* [GIVEN PROBLEM] Of the lines below, how many hold the string "image"? Give only the number.

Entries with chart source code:
┄┄┄┄┄┄

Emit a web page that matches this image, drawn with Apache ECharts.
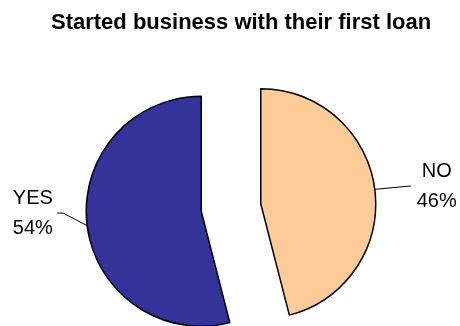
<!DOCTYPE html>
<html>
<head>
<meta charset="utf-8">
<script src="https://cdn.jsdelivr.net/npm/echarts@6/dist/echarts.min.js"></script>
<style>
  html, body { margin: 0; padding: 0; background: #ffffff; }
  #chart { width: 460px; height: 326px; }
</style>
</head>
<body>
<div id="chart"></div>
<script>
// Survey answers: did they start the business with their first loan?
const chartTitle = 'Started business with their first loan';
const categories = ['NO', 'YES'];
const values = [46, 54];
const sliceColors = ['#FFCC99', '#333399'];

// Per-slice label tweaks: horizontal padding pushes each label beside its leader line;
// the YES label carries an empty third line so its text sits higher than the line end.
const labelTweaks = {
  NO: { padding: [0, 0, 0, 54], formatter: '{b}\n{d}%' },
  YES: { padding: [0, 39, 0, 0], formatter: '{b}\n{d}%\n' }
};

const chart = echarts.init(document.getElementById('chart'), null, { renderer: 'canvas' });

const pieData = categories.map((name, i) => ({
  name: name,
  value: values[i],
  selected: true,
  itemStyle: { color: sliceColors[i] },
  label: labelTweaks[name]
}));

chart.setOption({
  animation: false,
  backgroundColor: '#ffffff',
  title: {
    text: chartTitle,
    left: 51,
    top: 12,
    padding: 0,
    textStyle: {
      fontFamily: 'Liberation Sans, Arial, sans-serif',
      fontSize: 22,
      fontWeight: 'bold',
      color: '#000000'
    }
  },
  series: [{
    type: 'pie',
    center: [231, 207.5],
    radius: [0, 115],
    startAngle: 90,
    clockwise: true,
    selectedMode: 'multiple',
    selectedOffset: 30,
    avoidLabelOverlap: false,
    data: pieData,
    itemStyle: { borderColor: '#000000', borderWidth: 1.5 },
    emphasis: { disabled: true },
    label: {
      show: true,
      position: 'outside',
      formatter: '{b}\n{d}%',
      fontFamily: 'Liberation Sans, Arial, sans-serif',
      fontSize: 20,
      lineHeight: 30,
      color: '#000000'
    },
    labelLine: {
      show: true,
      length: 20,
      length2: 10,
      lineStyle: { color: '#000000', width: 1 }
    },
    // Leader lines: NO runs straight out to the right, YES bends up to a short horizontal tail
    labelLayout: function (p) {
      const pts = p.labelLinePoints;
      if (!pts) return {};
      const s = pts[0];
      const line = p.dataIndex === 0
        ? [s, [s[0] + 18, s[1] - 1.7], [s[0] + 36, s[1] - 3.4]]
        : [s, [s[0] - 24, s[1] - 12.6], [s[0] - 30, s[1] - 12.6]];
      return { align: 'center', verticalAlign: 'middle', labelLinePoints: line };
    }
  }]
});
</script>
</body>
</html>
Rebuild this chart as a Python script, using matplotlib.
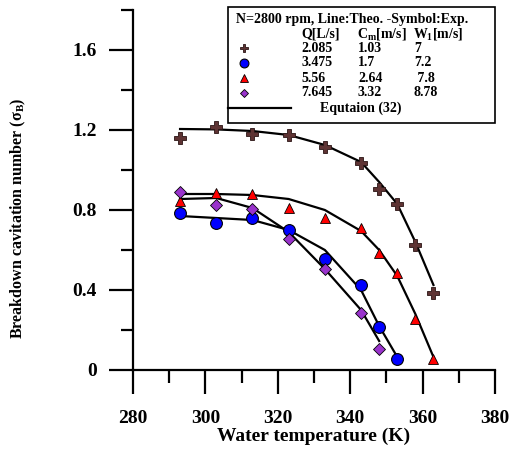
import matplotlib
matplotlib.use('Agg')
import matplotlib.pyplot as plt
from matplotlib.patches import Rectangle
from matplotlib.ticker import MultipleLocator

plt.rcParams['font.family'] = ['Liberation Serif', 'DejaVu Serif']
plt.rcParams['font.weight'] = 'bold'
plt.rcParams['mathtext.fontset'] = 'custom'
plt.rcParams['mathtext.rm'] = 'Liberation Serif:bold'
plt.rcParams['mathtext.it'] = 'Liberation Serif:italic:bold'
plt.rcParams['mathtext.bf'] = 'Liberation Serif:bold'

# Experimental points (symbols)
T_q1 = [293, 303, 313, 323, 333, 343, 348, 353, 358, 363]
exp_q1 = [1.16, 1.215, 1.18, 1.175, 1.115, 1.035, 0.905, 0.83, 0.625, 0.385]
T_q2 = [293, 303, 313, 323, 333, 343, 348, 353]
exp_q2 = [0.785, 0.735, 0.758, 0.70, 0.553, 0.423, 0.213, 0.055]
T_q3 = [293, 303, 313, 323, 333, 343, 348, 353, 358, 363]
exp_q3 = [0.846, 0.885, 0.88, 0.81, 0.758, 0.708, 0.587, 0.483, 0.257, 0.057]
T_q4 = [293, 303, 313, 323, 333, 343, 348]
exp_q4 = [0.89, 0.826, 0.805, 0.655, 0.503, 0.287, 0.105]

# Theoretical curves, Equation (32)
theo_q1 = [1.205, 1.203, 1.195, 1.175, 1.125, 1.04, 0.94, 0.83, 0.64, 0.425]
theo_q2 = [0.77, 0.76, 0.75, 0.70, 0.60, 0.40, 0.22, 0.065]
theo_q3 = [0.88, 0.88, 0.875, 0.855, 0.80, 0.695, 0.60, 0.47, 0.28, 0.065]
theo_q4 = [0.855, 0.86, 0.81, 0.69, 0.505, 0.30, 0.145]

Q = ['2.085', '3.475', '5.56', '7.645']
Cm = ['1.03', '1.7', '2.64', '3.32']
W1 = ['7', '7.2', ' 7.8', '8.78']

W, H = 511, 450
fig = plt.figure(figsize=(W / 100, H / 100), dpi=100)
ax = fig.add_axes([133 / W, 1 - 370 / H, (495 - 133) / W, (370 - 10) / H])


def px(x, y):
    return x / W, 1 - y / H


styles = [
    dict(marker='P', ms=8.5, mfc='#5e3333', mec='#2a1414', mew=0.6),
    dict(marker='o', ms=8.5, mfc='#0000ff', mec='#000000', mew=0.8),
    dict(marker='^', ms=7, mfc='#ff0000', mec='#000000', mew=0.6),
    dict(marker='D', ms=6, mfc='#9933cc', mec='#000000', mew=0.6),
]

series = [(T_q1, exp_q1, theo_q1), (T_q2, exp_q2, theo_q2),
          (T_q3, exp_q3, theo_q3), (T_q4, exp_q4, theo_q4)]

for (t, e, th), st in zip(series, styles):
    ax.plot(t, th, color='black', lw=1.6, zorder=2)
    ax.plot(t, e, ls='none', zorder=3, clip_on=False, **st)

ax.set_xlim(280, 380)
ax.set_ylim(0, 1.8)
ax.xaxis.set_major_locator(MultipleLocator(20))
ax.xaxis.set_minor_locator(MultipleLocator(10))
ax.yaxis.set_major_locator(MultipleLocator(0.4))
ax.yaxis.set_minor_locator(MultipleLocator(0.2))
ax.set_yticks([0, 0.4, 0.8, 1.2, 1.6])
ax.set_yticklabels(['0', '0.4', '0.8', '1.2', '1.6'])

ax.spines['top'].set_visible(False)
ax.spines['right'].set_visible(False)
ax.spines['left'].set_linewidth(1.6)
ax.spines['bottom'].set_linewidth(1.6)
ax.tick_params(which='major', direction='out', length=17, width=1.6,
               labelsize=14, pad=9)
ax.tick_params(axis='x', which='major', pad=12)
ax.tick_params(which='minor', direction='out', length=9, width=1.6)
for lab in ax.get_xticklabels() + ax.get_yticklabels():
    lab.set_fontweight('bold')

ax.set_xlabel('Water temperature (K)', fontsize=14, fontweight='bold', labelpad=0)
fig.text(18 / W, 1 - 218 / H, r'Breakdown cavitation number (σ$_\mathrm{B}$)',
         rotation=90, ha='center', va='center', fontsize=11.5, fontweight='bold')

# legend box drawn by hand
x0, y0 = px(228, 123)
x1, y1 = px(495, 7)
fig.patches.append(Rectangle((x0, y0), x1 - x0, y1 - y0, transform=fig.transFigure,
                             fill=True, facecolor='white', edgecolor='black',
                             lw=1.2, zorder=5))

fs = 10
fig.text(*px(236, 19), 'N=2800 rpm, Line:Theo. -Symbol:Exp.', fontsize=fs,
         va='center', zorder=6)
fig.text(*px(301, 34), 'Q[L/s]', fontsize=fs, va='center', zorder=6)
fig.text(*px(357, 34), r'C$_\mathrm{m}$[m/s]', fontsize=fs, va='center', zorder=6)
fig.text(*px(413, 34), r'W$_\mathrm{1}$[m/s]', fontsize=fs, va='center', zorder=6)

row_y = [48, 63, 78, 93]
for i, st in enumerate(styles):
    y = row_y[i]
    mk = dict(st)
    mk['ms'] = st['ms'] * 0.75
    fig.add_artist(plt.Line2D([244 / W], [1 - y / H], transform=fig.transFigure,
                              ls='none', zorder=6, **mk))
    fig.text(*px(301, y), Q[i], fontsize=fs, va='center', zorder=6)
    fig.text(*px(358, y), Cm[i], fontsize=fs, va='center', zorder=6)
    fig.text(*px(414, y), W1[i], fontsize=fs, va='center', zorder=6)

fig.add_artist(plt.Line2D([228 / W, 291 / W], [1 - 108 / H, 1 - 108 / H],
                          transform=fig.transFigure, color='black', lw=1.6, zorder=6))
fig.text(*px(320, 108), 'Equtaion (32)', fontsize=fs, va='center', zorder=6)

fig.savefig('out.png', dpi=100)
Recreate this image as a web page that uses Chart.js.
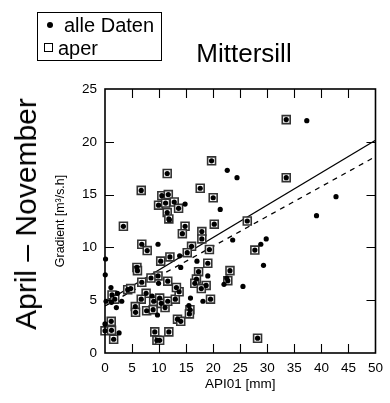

┄┄┄┄┄┄

* [REPLY] 2